# Dataset section

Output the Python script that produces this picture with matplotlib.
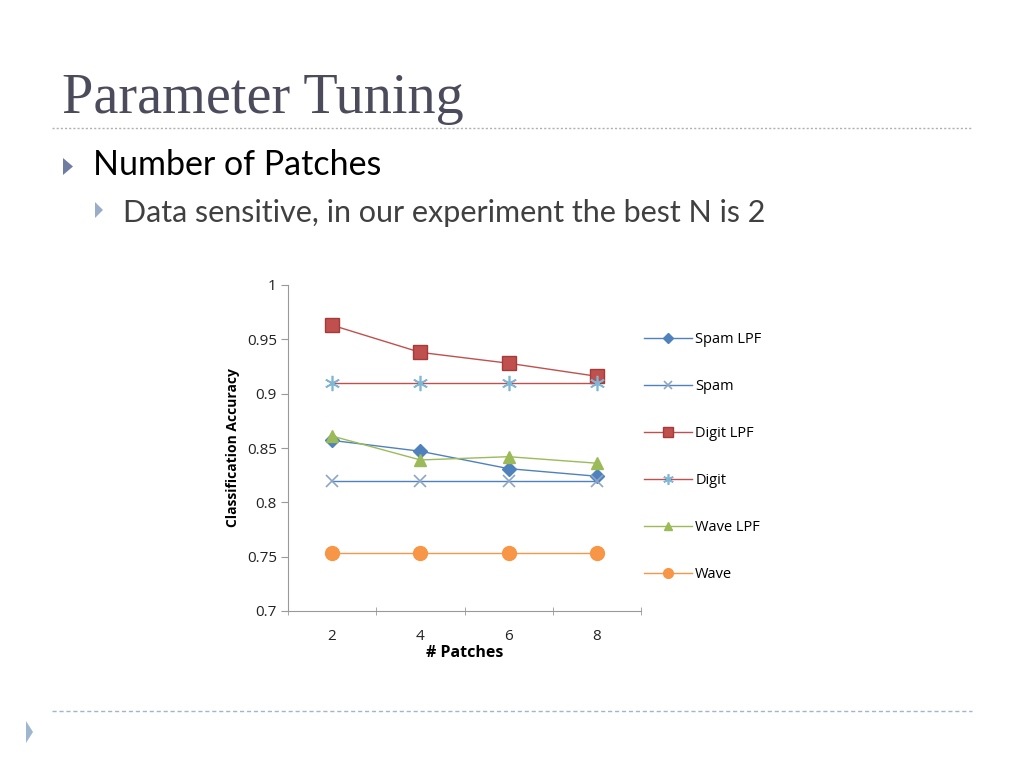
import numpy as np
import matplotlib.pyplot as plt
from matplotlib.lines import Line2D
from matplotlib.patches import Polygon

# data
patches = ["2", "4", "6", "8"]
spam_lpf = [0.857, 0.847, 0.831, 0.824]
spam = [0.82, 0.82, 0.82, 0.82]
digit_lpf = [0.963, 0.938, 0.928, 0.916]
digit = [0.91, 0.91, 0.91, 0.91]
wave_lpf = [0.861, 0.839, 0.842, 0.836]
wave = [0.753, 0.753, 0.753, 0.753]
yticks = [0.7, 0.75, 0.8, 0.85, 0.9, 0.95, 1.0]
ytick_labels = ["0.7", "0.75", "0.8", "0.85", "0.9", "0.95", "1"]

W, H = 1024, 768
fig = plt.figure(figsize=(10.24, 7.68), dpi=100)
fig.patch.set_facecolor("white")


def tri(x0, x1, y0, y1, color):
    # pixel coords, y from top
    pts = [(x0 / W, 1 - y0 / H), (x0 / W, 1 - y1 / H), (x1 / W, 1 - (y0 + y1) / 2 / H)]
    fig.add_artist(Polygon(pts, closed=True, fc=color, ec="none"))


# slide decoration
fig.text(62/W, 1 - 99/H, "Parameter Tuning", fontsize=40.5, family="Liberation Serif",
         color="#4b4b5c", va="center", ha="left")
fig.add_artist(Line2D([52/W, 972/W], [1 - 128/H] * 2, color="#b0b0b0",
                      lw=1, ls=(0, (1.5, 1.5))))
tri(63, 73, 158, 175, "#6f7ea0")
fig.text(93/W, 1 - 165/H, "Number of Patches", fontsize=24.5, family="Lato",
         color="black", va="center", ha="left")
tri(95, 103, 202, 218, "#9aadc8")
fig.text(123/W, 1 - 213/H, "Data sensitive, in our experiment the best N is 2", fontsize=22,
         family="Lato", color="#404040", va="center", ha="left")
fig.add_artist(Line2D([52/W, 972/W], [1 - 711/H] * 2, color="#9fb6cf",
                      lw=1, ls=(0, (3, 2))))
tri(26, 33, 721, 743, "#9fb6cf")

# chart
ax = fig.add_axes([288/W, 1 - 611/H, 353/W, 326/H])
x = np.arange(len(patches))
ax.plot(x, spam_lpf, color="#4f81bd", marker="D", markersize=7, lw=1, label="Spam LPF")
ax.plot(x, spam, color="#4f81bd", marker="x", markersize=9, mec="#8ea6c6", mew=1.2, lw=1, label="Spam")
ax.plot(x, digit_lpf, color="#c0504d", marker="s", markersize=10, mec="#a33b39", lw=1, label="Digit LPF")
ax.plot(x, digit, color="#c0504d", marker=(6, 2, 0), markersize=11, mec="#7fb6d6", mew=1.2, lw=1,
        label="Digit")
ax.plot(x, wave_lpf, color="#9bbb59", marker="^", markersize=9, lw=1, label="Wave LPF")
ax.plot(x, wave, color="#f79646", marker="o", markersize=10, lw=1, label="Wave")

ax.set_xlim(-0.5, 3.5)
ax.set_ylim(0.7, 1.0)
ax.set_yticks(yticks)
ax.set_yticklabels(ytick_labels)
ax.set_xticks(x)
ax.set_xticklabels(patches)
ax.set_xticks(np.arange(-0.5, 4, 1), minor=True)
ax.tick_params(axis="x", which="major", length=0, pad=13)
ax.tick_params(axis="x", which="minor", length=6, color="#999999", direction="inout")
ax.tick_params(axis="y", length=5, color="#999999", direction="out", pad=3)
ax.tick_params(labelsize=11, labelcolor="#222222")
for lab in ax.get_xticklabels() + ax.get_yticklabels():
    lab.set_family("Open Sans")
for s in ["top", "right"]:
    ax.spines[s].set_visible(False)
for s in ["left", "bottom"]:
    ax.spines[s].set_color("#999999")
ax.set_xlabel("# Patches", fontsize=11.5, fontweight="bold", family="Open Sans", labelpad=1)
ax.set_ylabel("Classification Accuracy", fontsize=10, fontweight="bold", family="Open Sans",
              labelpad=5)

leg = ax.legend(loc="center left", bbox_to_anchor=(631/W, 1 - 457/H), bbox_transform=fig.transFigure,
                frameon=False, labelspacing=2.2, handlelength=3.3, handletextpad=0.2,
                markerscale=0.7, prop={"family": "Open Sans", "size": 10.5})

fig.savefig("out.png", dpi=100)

# Work required
Retype the listing exactly. Pictures do not belong in the copy.

# Output of the task
Output the Python script that produces this picture with matplotlib.
import numpy as np
import matplotlib.pyplot as plt
from matplotlib.lines import Line2D
from matplotlib.patches import Polygon

# data
patches = ["2", "4", "6", "8"]
spam_lpf = [0.857, 0.847, 0.831, 0.824]
spam = [0.82, 0.82, 0.82, 0.82]
digit_lpf = [0.963, 0.938, 0.928, 0.916]
digit = [0.91, 0.91, 0.91, 0.91]
wave_lpf = [0.861, 0.839, 0.842, 0.836]
wave = [0.753, 0.753, 0.753, 0.753]
yticks = [0.7, 0.75, 0.8, 0.85, 0.9, 0.95, 1.0]
ytick_labels = ["0.7", "0.75", "0.8", "0.85", "0.9", "0.95", "1"]

W, H = 1024, 768
fig = plt.figure(figsize=(10.24, 7.68), dpi=100)
fig.patch.set_facecolor("white")


def tri(x0, x1, y0, y1, color):
    # pixel coords, y from top
    pts = [(x0 / W, 1 - y0 / H), (x0 / W, 1 - y1 / H), (x1 / W, 1 - (y0 + y1) / 2 / H)]
    fig.add_artist(Polygon(pts, closed=True, fc=color, ec="none"))


# slide decoration
fig.text(62/W, 1 - 99/H, "Parameter Tuning", fontsize=40.5, family="Liberation Serif",
         color="#4b4b5c", va="center", ha="left")
fig.add_artist(Line2D([52/W, 972/W], [1 - 128/H] * 2, color="#b0b0b0",
                      lw=1, ls=(0, (1.5, 1.5))))
tri(63, 73, 158, 175, "#6f7ea0")
fig.text(93/W, 1 - 165/H, "Number of Patches", fontsize=24.5, family="Lato",
         color="black", va="center", ha="left")
tri(95, 103, 202, 218, "#9aadc8")
fig.text(123/W, 1 - 213/H, "Data sensitive, in our experiment the best N is 2", fontsize=22,
         family="Lato", color="#404040", va="center", ha="left")
fig.add_artist(Line2D([52/W, 972/W], [1 - 711/H] * 2, color="#9fb6cf",
                      lw=1, ls=(0, (3, 2))))
tri(26, 33, 721, 743, "#9fb6cf")

# chart
ax = fig.add_axes([288/W, 1 - 611/H, 353/W, 326/H])
x = np.arange(len(patches))
ax.plot(x, spam_lpf, color="#4f81bd", marker="D", markersize=7, lw=1, label="Spam LPF")
ax.plot(x, spam, color="#4f81bd", marker="x", markersize=9, mec="#8ea6c6", mew=1.2, lw=1, label="Spam")
ax.plot(x, digit_lpf, color="#c0504d", marker="s", markersize=10, mec="#a33b39", lw=1, label="Digit LPF")
ax.plot(x, digit, color="#c0504d", marker=(6, 2, 0), markersize=11, mec="#7fb6d6", mew=1.2, lw=1,
        label="Digit")
ax.plot(x, wave_lpf, color="#9bbb59", marker="^", markersize=9, lw=1, label="Wave LPF")
ax.plot(x, wave, color="#f79646", marker="o", markersize=10, lw=1, label="Wave")

ax.set_xlim(-0.5, 3.5)
ax.set_ylim(0.7, 1.0)
ax.set_yticks(yticks)
ax.set_yticklabels(ytick_labels)
ax.set_xticks(x)
ax.set_xticklabels(patches)
ax.set_xticks(np.arange(-0.5, 4, 1), minor=True)
ax.tick_params(axis="x", which="major", length=0, pad=13)
ax.tick_params(axis="x", which="minor", length=6, color="#999999", direction="inout")
ax.tick_params(axis="y", length=5, color="#999999", direction="out", pad=3)
ax.tick_params(labelsize=11, labelcolor="#222222")
for lab in ax.get_xticklabels() + ax.get_yticklabels():
    lab.set_family("Open Sans")
for s in ["top", "right"]:
    ax.spines[s].set_visible(False)
for s in ["left", "bottom"]:
    ax.spines[s].set_color("#999999")
ax.set_xlabel("# Patches", fontsize=11.5, fontweight="bold", family="Open Sans", labelpad=1)
ax.set_ylabel("Classification Accuracy", fontsize=10, fontweight="bold", family="Open Sans",
              labelpad=5)

leg = ax.legend(loc="center left", bbox_to_anchor=(631/W, 1 - 457/H), bbox_transform=fig.transFigure,
                frameon=False, labelspacing=2.2, handlelength=3.3, handletextpad=0.2,
                markerscale=0.7, prop={"family": "Open Sans", "size": 10.5})

fig.savefig("out.png", dpi=100)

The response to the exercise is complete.